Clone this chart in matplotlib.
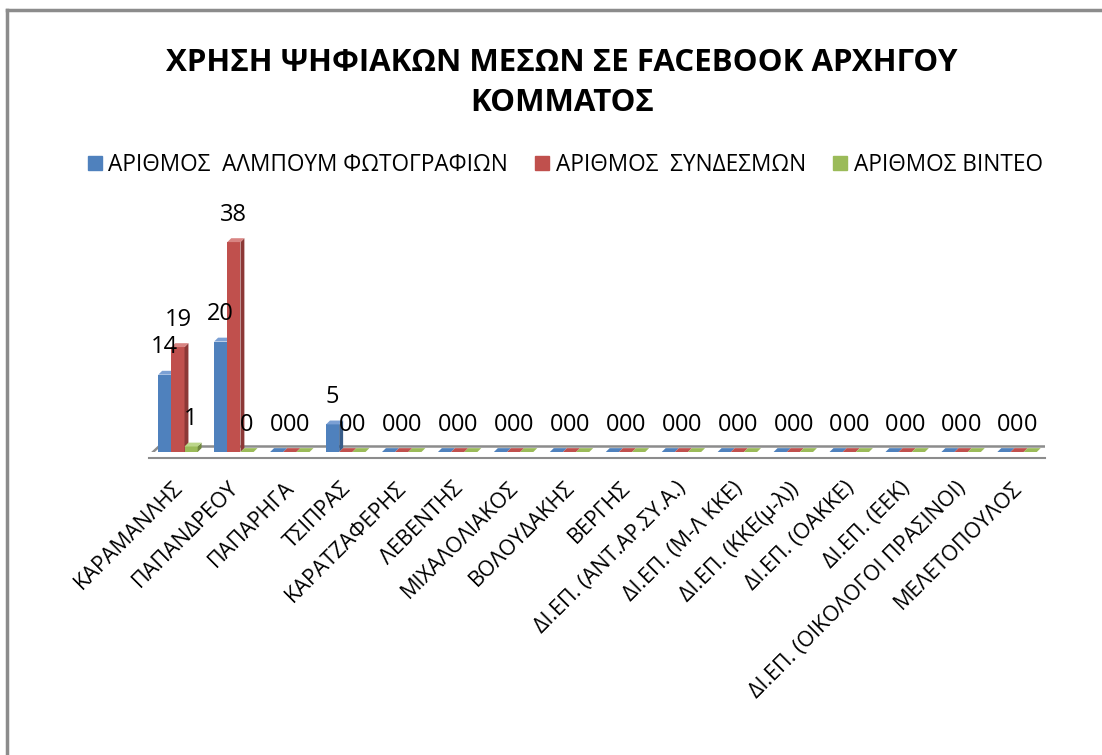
import numpy as np
import matplotlib
matplotlib.use("Agg")
import matplotlib.pyplot as plt
from matplotlib.patches import Polygon
from matplotlib.lines import Line2D

plt.rcParams['font.family'] = ['Open Sans', 'DejaVu Sans']

# data
leaders = ["ΚΑΡΑΜΑΝΛΗΣ", "ΠΑΠΑΝΔΡΕΟΥ", "ΠΑΠΑΡΗΓΑ", "ΤΣΙΠΡΑΣ", "ΚΑΡΑΤΖΑΦΕΡΗΣ",
           "ΛΕΒΕΝΤΗΣ", "ΜΙΧΑΛΟΛΙΑΚΟΣ", "ΒΟΛΟΥΔΑΚΗΣ", "ΒΕΡΓΗΣ",
           "ΔΙ.ΕΠ. (ΑΝΤ.ΑΡ.ΣΥ.Α.)", "ΔΙ.ΕΠ. (Μ-Λ ΚΚΕ)", "ΔΙ.ΕΠ. (ΚΚΕ(μ-λ))",
           "ΔΙ.ΕΠ. (ΟΑΚΚΕ)", "ΔΙ.ΕΠ. (ΕΕΚ)", "ΔΙ.ΕΠ. (ΟΙΚΟΛΟΓΟΙ ΠΡΑΣΙΝΟΙ)",
           "ΜΕΛΕΤΟΠΟΥΛΟΣ"]
albums = [14, 20, 0, 5, 0, 0, 0, 0, 0, 0, 0, 0, 0, 0, 0, 0]
links = [19, 38, 0, 0, 0, 0, 0, 0, 0, 0, 0, 0, 0, 0, 0, 0]
videos = [1, 0, 0, 0, 0, 0, 0, 0, 0, 0, 0, 0, 0, 0, 0, 0]
series_names = ["ΑΡΙΘΜΟΣ  ΑΛΜΠΟΥΜ ΦΩΤΟΓΡΑΦΙΩΝ", "ΑΡΙΘΜΟΣ  ΣΥΝΔΕΣΜΩΝ", "ΑΡΙΘΜΟΣ ΒΙΝΤΕΟ"]
colors = ["#4f81bd", "#c0504d", "#9bbb59"]
sides = ["#385d8a", "#8c3836", "#71893f"]
tops = ["#7ba0d4", "#d88482", "#bcd68a"]

fig = plt.figure(figsize=(11.02, 7.55), dpi=100)
ax = fig.add_axes([0.1361, 0.4013, 0.8122, 0.2927])
ax.set_xlim(-0.5, len(leaders) - 0.5)
ax.set_ylim(0, 40)
ax.axis('off')

# pseudo 3D depth in data units
ddx, ddy = 0.07, 0.7
w = 0.235
x = np.arange(len(leaders))

# floor slab
fx0, fx1 = -0.52, len(leaders) - 0.5
floor = Polygon([(fx0, -0.7), (fx1, -0.7), (fx1 + 0.18, 1.0), (fx0 + 0.18, 1.0)],
                closed=True, facecolor='white', edgecolor='#8c8c8c', lw=1.8, zorder=1)
ax.add_patch(floor)
ax.plot([fx0, fx1], [-1.1, -1.1], color='#8c8c8c', lw=1.5, zorder=1, clip_on=False)

for k, vals in enumerate([albums, links, videos]):
    xs = x + (k - 1) * w
    for xi, v in zip(xs, vals):
        l, r = xi - w / 2, xi + w / 2
        if v > 0:
            ax.add_patch(Polygon([(l, 0), (r, 0), (r, v), (l, v)], closed=True,
                                 facecolor=colors[k], edgecolor='none', zorder=3))
            ax.add_patch(Polygon([(r, 0), (r + ddx, ddy), (r + ddx, v + ddy), (r, v)], closed=True,
                                 facecolor=sides[k], edgecolor='none', zorder=3))
        ax.add_patch(Polygon([(l, v), (r, v), (r + ddx, v + ddy), (l + ddx, v + ddy)], closed=True,
                             facecolor=tops[k] if v > 0 else colors[k], edgecolor='none', zorder=3))
        ax.annotate(str(v), (xi, v), xytext=(0, 11), textcoords='offset points',
                    ha='center', va='bottom', fontsize=17, color='black', zorder=5,
                    annotation_clip=False)

# category labels
for xi, name in zip(x, leaders):
    ax.annotate(name, (xi - 0.1, -1.6), xytext=(0, -12), textcoords='offset points',
                rotation=45, ha='right', va='top', rotation_mode='anchor',
                fontsize=15.5, annotation_clip=False)

# title
fig.text(0.51, 0.937, "ΧΡΗΣΗ ΨΗΦΙΑΚΩΝ ΜΕΣΩΝ ΣΕ FACEBOOK ΑΡΧΗΓΟΥ\nΚΟΜΜΑΤΟΣ",
         ha='center', va='top', fontsize=22.5, fontweight='bold', linespacing=1.45)

# legend
handles = [Line2D([], [], marker='s', color=c, linestyle='none', markersize=10) for c in colors]
fig.legend(handles, series_names, loc='center', bbox_to_anchor=(0.513, 0.781), ncol=3,
           frameon=False, fontsize=16.3, handlelength=0.6, handletextpad=0.3, columnspacing=1.2)

# chart border (top and left only visible)
fig.add_artist(Line2D([0.0063, 0.0063], [0.0, 0.987], color='#8c8c8c', lw=2.5))
fig.add_artist(Line2D([0.0063, 1.0], [0.987, 0.987], color='#8c8c8c', lw=2.5))

fig.savefig("out.png", dpi=100)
────────
> **Required task**: Reproduce each line exactly as it appears, omitting the pictures.

> **Final result**:
Clone this chart in matplotlib.
import numpy as np
import matplotlib
matplotlib.use("Agg")
import matplotlib.pyplot as plt
from matplotlib.patches import Polygon
from matplotlib.lines import Line2D

plt.rcParams['font.family'] = ['Open Sans', 'DejaVu Sans']

# data
leaders = ["ΚΑΡΑΜΑΝΛΗΣ", "ΠΑΠΑΝΔΡΕΟΥ", "ΠΑΠΑΡΗΓΑ", "ΤΣΙΠΡΑΣ", "ΚΑΡΑΤΖΑΦΕΡΗΣ",
           "ΛΕΒΕΝΤΗΣ", "ΜΙΧΑΛΟΛΙΑΚΟΣ", "ΒΟΛΟΥΔΑΚΗΣ", "ΒΕΡΓΗΣ",
           "ΔΙ.ΕΠ. (ΑΝΤ.ΑΡ.ΣΥ.Α.)", "ΔΙ.ΕΠ. (Μ-Λ ΚΚΕ)", "ΔΙ.ΕΠ. (ΚΚΕ(μ-λ))",
           "ΔΙ.ΕΠ. (ΟΑΚΚΕ)", "ΔΙ.ΕΠ. (ΕΕΚ)", "ΔΙ.ΕΠ. (ΟΙΚΟΛΟΓΟΙ ΠΡΑΣΙΝΟΙ)",
           "ΜΕΛΕΤΟΠΟΥΛΟΣ"]
albums = [14, 20, 0, 5, 0, 0, 0, 0, 0, 0, 0, 0, 0, 0, 0, 0]
links = [19, 38, 0, 0, 0, 0, 0, 0, 0, 0, 0, 0, 0, 0, 0, 0]
videos = [1, 0, 0, 0, 0, 0, 0, 0, 0, 0, 0, 0, 0, 0, 0, 0]
series_names = ["ΑΡΙΘΜΟΣ  ΑΛΜΠΟΥΜ ΦΩΤΟΓΡΑΦΙΩΝ", "ΑΡΙΘΜΟΣ  ΣΥΝΔΕΣΜΩΝ", "ΑΡΙΘΜΟΣ ΒΙΝΤΕΟ"]
colors = ["#4f81bd", "#c0504d", "#9bbb59"]
sides = ["#385d8a", "#8c3836", "#71893f"]
tops = ["#7ba0d4", "#d88482", "#bcd68a"]

fig = plt.figure(figsize=(11.02, 7.55), dpi=100)
ax = fig.add_axes([0.1361, 0.4013, 0.8122, 0.2927])
ax.set_xlim(-0.5, len(leaders) - 0.5)
ax.set_ylim(0, 40)
ax.axis('off')

# pseudo 3D depth in data units
ddx, ddy = 0.07, 0.7
w = 0.235
x = np.arange(len(leaders))

# floor slab
fx0, fx1 = -0.52, len(leaders) - 0.5
floor = Polygon([(fx0, -0.7), (fx1, -0.7), (fx1 + 0.18, 1.0), (fx0 + 0.18, 1.0)],
                closed=True, facecolor='white', edgecolor='#8c8c8c', lw=1.8, zorder=1)
ax.add_patch(floor)
ax.plot([fx0, fx1], [-1.1, -1.1], color='#8c8c8c', lw=1.5, zorder=1, clip_on=False)

for k, vals in enumerate([albums, links, videos]):
    xs = x + (k - 1) * w
    for xi, v in zip(xs, vals):
        l, r = xi - w / 2, xi + w / 2
        if v > 0:
            ax.add_patch(Polygon([(l, 0), (r, 0), (r, v), (l, v)], closed=True,
                                 facecolor=colors[k], edgecolor='none', zorder=3))
            ax.add_patch(Polygon([(r, 0), (r + ddx, ddy), (r + ddx, v + ddy), (r, v)], closed=True,
                                 facecolor=sides[k], edgecolor='none', zorder=3))
        ax.add_patch(Polygon([(l, v), (r, v), (r + ddx, v + ddy), (l + ddx, v + ddy)], closed=True,
                             facecolor=tops[k] if v > 0 else colors[k], edgecolor='none', zorder=3))
        ax.annotate(str(v), (xi, v), xytext=(0, 11), textcoords='offset points',
                    ha='center', va='bottom', fontsize=17, color='black', zorder=5,
                    annotation_clip=False)

# category labels
for xi, name in zip(x, leaders):
    ax.annotate(name, (xi - 0.1, -1.6), xytext=(0, -12), textcoords='offset points',
                rotation=45, ha='right', va='top', rotation_mode='anchor',
                fontsize=15.5, annotation_clip=False)

# title
fig.text(0.51, 0.937, "ΧΡΗΣΗ ΨΗΦΙΑΚΩΝ ΜΕΣΩΝ ΣΕ FACEBOOK ΑΡΧΗΓΟΥ\nΚΟΜΜΑΤΟΣ",
         ha='center', va='top', fontsize=22.5, fontweight='bold', linespacing=1.45)

# legend
handles = [Line2D([], [], marker='s', color=c, linestyle='none', markersize=10) for c in colors]
fig.legend(handles, series_names, loc='center', bbox_to_anchor=(0.513, 0.781), ncol=3,
           frameon=False, fontsize=16.3, handlelength=0.6, handletextpad=0.3, columnspacing=1.2)

# chart border (top and left only visible)
fig.add_artist(Line2D([0.0063, 0.0063], [0.0, 0.987], color='#8c8c8c', lw=2.5))
fig.add_artist(Line2D([0.0063, 1.0], [0.987, 0.987], color='#8c8c8c', lw=2.5))

fig.savefig("out.png", dpi=100)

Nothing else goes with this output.